= Problem =
Select every line containing the word "with" from the material, and copy those lines.

= Record list =
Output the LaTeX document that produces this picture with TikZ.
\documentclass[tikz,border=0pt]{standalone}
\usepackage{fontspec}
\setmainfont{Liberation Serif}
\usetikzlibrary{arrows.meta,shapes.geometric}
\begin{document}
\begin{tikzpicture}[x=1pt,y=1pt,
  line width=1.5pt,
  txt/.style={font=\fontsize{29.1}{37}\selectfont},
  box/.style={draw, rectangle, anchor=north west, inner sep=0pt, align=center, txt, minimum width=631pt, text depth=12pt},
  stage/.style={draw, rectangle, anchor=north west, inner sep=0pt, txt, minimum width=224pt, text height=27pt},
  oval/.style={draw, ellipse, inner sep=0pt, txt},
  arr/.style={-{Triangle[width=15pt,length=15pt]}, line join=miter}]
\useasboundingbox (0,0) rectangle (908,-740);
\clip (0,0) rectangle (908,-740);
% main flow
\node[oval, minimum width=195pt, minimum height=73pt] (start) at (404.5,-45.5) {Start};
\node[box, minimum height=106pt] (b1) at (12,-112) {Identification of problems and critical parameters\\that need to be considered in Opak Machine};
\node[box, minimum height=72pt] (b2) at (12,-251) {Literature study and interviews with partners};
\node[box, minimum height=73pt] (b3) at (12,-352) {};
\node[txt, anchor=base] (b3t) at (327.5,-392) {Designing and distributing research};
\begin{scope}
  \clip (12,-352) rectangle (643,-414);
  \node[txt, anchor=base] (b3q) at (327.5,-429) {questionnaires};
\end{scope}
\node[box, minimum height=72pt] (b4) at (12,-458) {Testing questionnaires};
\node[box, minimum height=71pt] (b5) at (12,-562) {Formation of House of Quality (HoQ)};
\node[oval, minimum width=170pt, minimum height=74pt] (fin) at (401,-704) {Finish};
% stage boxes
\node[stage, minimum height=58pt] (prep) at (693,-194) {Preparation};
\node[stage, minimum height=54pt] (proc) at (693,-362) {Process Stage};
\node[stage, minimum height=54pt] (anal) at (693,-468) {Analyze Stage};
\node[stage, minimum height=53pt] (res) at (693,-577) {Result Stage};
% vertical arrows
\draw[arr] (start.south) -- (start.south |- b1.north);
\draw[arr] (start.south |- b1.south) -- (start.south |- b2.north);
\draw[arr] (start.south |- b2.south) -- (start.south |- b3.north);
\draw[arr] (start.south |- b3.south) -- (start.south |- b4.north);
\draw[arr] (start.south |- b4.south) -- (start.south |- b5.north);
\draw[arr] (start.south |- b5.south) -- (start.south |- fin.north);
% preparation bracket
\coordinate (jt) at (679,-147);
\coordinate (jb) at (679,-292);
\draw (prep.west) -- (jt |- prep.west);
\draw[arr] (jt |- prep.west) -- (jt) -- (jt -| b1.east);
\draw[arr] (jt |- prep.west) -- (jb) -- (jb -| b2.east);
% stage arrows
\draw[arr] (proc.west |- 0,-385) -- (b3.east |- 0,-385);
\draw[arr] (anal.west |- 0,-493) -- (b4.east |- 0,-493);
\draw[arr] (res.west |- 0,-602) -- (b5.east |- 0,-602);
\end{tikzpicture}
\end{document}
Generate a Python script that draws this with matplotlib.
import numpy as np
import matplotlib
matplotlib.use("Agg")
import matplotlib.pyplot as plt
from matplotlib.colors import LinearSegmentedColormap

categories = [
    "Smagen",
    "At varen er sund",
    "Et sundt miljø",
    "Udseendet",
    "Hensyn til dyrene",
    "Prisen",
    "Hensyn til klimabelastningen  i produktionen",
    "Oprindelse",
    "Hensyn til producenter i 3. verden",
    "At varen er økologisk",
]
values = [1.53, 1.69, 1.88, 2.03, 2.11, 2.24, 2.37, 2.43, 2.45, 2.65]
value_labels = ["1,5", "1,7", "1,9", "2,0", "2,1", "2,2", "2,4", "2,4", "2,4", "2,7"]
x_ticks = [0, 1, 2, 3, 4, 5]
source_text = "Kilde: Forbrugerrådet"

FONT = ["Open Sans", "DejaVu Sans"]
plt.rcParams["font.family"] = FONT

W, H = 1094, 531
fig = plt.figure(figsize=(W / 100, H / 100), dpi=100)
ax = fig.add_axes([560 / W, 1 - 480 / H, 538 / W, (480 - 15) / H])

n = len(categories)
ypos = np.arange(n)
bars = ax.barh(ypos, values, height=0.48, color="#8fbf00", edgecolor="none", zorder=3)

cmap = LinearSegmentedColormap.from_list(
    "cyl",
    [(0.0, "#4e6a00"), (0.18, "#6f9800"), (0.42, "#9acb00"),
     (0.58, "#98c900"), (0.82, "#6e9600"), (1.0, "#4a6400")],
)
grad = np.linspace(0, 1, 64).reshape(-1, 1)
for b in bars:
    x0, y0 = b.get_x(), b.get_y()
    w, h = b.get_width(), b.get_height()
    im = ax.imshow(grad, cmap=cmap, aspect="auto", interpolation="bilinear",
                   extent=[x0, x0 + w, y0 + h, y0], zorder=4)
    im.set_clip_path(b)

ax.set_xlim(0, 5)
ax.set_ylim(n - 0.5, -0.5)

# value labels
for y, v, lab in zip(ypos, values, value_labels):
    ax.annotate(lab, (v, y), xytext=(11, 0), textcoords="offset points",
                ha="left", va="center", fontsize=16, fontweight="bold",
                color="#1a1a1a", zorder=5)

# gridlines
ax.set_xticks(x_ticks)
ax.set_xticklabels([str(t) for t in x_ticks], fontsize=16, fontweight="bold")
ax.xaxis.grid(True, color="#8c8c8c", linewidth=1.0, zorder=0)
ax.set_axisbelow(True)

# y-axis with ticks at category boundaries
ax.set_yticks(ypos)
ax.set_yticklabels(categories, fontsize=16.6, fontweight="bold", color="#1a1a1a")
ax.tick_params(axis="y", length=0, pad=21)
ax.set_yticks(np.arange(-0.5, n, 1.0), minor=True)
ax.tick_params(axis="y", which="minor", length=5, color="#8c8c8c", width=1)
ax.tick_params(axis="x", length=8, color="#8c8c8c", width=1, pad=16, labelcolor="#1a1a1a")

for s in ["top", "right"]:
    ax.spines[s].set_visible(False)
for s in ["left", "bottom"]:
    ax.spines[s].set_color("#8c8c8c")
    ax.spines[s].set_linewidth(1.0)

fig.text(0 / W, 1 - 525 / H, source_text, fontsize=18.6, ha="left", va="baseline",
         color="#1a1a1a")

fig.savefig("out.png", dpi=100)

= Answer for this exercise =
Output the LaTeX document that produces this picture with TikZ.
\node[box, minimum height=72pt] (b2) at (12,-251) {Literature study and interviews with partners};
Generate a Python script that draws this with matplotlib.
# y-axis with ticks at category boundaries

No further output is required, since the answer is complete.